Please copy every line of the records below that holds the word "seaborn".

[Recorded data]
[START]

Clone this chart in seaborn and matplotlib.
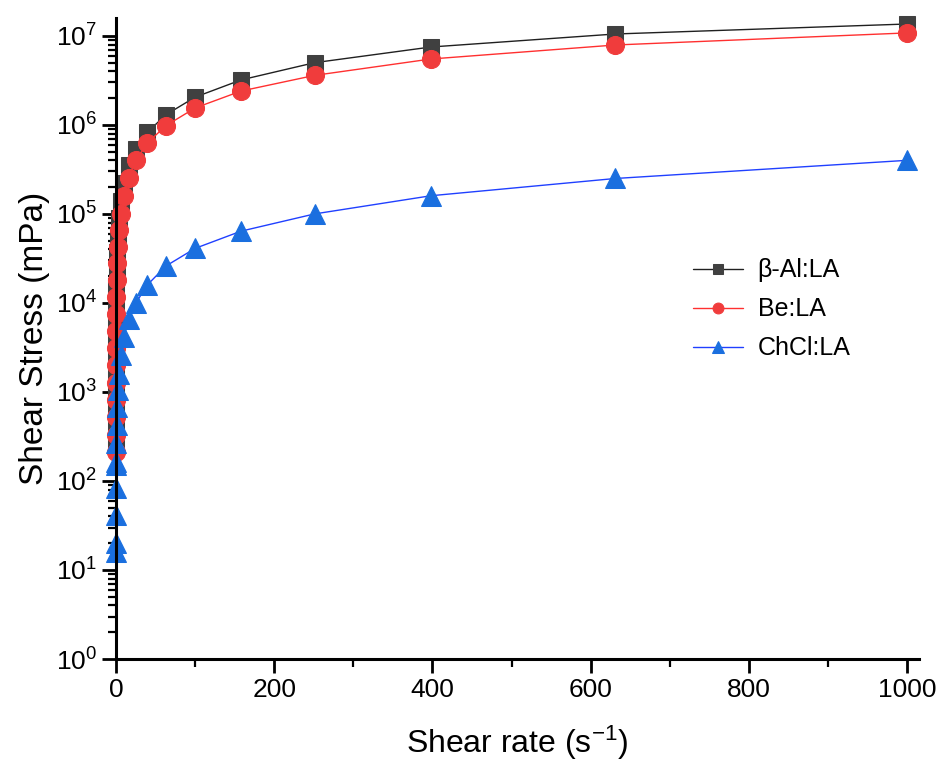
import numpy as np
import pandas as pd
import matplotlib
matplotlib.use("Agg")
import matplotlib.pyplot as plt
import matplotlib.ticker as mticker
import seaborn as sns

# shear rate (s-1), log spaced as measured
rate = [1000, 631, 398, 251, 158, 100, 63.1, 39.8, 25.1, 15.8, 10, 6.31, 3.98,
        2.51, 1.58, 1.0, 0.631, 0.398, 0.251, 0.158, 0.1, 0.063, 0.04, 0.025,
        0.016, 0.01]

# shear stress (mPa)
beta_al = [1.36e7, 1.05e7, 7.5e6, 5.0e6, 3.2e6, 2.05e6, 1.3e6, 8.3e5, 5.4e5,
           3.5e5, 2.2e5, 1.4e5, 9.1e4, 5.8e4, 3.7e4, 2.4e4, 1.55e4, 1.0e4,
           6.4e3, 4.1e3, 2.7e3, 1.7e3, 1.1e3, 720, 460, 290]
be = [1.08e7, 7.9e6, 5.5e6, 3.6e6, 2.4e6, 1.55e6, 9.8e5, 6.3e5, 4.0e5, 2.5e5,
      1.6e5, 1.0e5, 6.6e4, 4.2e4, 2.8e4, 1.8e4, 1.17e4, 7.5e3, 4.9e3, 3.1e3,
      2.0e3, 1.26e3, 810, 520, 330, 210]
chcl = [4.0e5, 2.5e5, 1.6e5, 1.0e5, 6.4e4, 4.1e4, 2.6e4, 1.6e4, 1.0e4, 6.6e3,
        4.1e3, 2.6e3, 1.6e3, 1.05e3, 680, 425, 270, 165, 150, 83, 42, 20, 16]

sns.set_style("ticks")
plt.rcParams['font.family'] = ['Liberation Sans', 'DejaVu Sans']
plt.rcParams['mathtext.fontset'] = 'custom'
plt.rcParams['mathtext.rm'] = 'Liberation Sans'
plt.rcParams['mathtext.it'] = 'Liberation Sans'
for k in ['text.color', 'axes.labelcolor', 'xtick.color', 'ytick.color', 'axes.edgecolor']:
    plt.rcParams[k] = 'black'

fig = plt.figure(figsize=(9.37, 7.63), dpi=100)
ax = fig.add_axes([0.1238, 0.1363, 0.857, 0.840])

series = [
    ("β-Al:LA", rate, beta_al, "s", "#404040", "#202020", 11),
    ("Be:LA", rate, be, "o", "#f03c3c", "#ff3030", 13),
    ("ChCl:LA", rate[:len(chcl)], chcl, "^", "#1a6fdf", "#2040ff", 14),
]
for name, xs, ys, mk, mc, lc, ms in series:
    df = pd.DataFrame({"rate": xs, "stress": ys})
    sns.lineplot(data=df, x="rate", y="stress", ax=ax, color=lc, lw=1.0,
                 marker=mk, markersize=ms, markerfacecolor=mc,
                 markeredgecolor=mc, label=name, clip_on=False, sort=True)

ax.set_yscale("log")
ax.set_xlim(0, 1015)
ax.set_ylim(1, 10 ** 7.2)
ax.xaxis.set_major_locator(mticker.MultipleLocator(200))
ax.xaxis.set_minor_locator(mticker.MultipleLocator(100))
ax.yaxis.set_major_locator(mticker.LogLocator(base=10, numticks=20))
ax.yaxis.set_minor_locator(mticker.LogLocator(base=10, subs=np.arange(2, 10), numticks=20))
ax.yaxis.set_minor_formatter(mticker.NullFormatter())

for s in ["top", "right"]:
    ax.spines[s].set_visible(False)
for s in ["left", "bottom"]:
    ax.spines[s].set_linewidth(2.2)
ax.tick_params(which="major", length=10, width=2, labelsize=19, direction="out")
ax.tick_params(which="minor", length=6, width=1.6, direction="out")

ax.set_xlabel("Shear rate (s$^{-1}$)", fontsize=23, labelpad=16)
ax.set_ylabel("Shear Stress (mPa)", fontsize=24, labelpad=4)

leg = ax.legend(loc="upper left", bbox_to_anchor=(0.69, 0.66), frameon=False,
                fontsize=18, handlelength=2.0, handletextpad=0.6,
                markerscale=0.6, labelspacing=0.6)

plt.savefig("out.png", dpi=100)
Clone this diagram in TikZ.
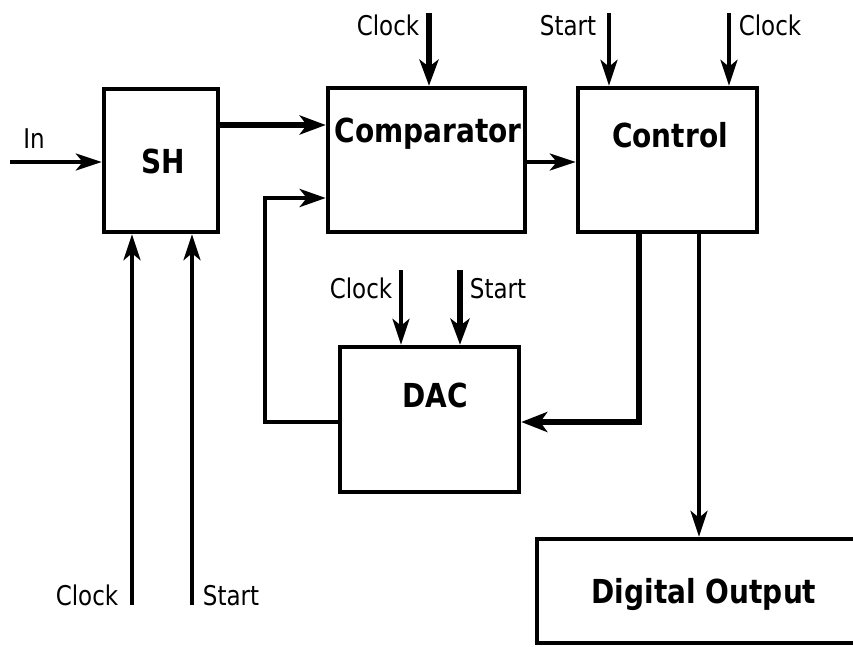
\documentclass[tikz,border=0pt]{standalone}
\usepackage{fontspec}
\usepackage{graphicx}
\setmainfont{DejaVu Sans}
\usetikzlibrary{arrows.meta,calc}
\newcommand{\vstr}[1]{\scalebox{1}[1.18]{#1}}
\tikzset{
  blk/.style={draw, line width=4.5pt, inner sep=0pt, minimum width=#1},
  lbl/.style={anchor=base, inner sep=0pt, font=\fontsize{23}{27}\selectfont},
  blbl/.style={anchor=base, inner sep=0pt, font=\fontsize{28}{32}\selectfont\bfseries},
  thinar/.style={line width=3.5pt, -{Stealth[length=26pt,width=17pt,inset=7pt]}},
  thickar/.style={line width=5.5pt, -{Stealth[length=26pt,width=19pt,inset=7pt]}},
  fatar/.style={line width=6.5pt, -{Stealth[length=26pt,width=20pt,inset=7pt]}},
}
\begin{document}
\begin{tikzpicture}[x=1pt,y=-1pt]
\useasboundingbox (0,0) rectangle (853,646);
\clip (0,0) rectangle (853,646);
% boxes
\node[blk=114pt, minimum height=143pt] (sh)   at (161,160.5) {};
\node[blk=197pt, minimum height=144pt] (comp) at (426.5,160) {};
\node[blk=179pt, minimum height=144pt] (ctrl) at (667.5,160) {};
\node[blk=179pt, minimum height=145pt] (dac)  at (429.5,419.5) {};
\node[blk=333pt, minimum height=104pt] (dout) at (703.5,591) {};
% box labels
\node[blbl] (tsh)   at (163,173) {\vstr{SH}};
\node[blbl] (tcomp) at (428,142) {\vstr{Comparator}};
\node[blbl] (tctrl) at (670,147) {\vstr{Control}};
\node[blbl] (tdac)  at (435,407) {\vstr{DAC}};
\node[blbl] (tdout) at (704,603) {\vstr{Digital Output}};
% signal labels
\node[lbl] (lin)  at (34,148)  {\vstr{In}};
\node[lbl] (lck1) at (388,35)  {\vstr{Clock}};
\node[lbl] (lst2) at (568,35)  {\vstr{Start}};
\node[lbl] (lck2) at (770,35)  {\vstr{Clock}};
\node[lbl] (lck3) at (361,298) {\vstr{Clock}};
\node[lbl] (lst3) at (498,298) {\vstr{Start}};
\node[lbl] (lck4) at (87,605)  {\vstr{Clock}};
\node[lbl] (lst4) at (231,605) {\vstr{Start}};
% coordinates
\coordinate (pin) at (10,162);
\coordinate (yA) at (0,125);
\coordinate (yB) at (0,162);
\coordinate (ck1) at (429,13);
\coordinate (st2) at (609,13);
\coordinate (ck2) at (729,13);
\coordinate (ck3) at (401,270);
\coordinate (st3) at (460,270);
\coordinate (ck4) at (132,605);
\coordinate (st4) at (192,605);
\coordinate (fbA) at (265,422);
\coordinate (fbB) at (265,198);
\coordinate (cdA) at (639,422);
\coordinate (xD) at (699,0);
% connectors
\draw[thinar] (pin) -- (pin -| sh.west);
\draw[thickar] (yA -| sh.east) -- (yA -| comp.west);
\draw[thickar] (ck1) -- (ck1 |- comp.north);
\draw[thinar] (yB -| comp.east) -- (yB -| ctrl.west);
\draw[thinar] (st2) -- (st2 |- ctrl.north);
\draw[thinar] (ck2) -- (ck2 |- ctrl.north);
\draw[thinar] (ck3) -- (ck3 |- dac.north);
\draw[thickar] (st3) -- (st3 |- dac.north);
\draw[thinar] (ck4) -- (ck4 |- sh.south);
\draw[thinar] (st4) -- (st4 |- sh.south);
\draw[line width=4.5pt, -{Stealth[length=26pt,width=18pt,inset=7pt]}, line join=miter]
  (fbA -| dac.west) -- (fbA) -- (fbB) -- (fbB -| comp.west);
\draw[fatar, line join=miter] (cdA |- ctrl.south) -- (cdA) -- (cdA -| dac.east);
\draw[thinar] (xD |- ctrl.south) -- (xD |- dout.north);
\end{tikzpicture}
\end{document}
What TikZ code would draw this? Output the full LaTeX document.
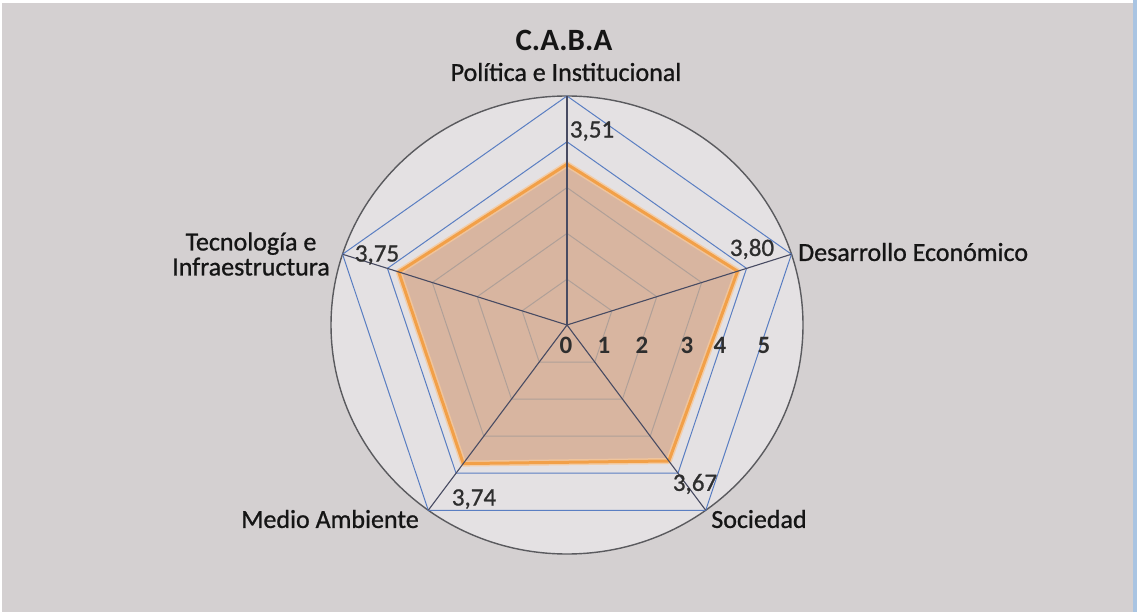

[END]

Correct output ->
Clone this chart in seaborn and matplotlib.
import seaborn as sns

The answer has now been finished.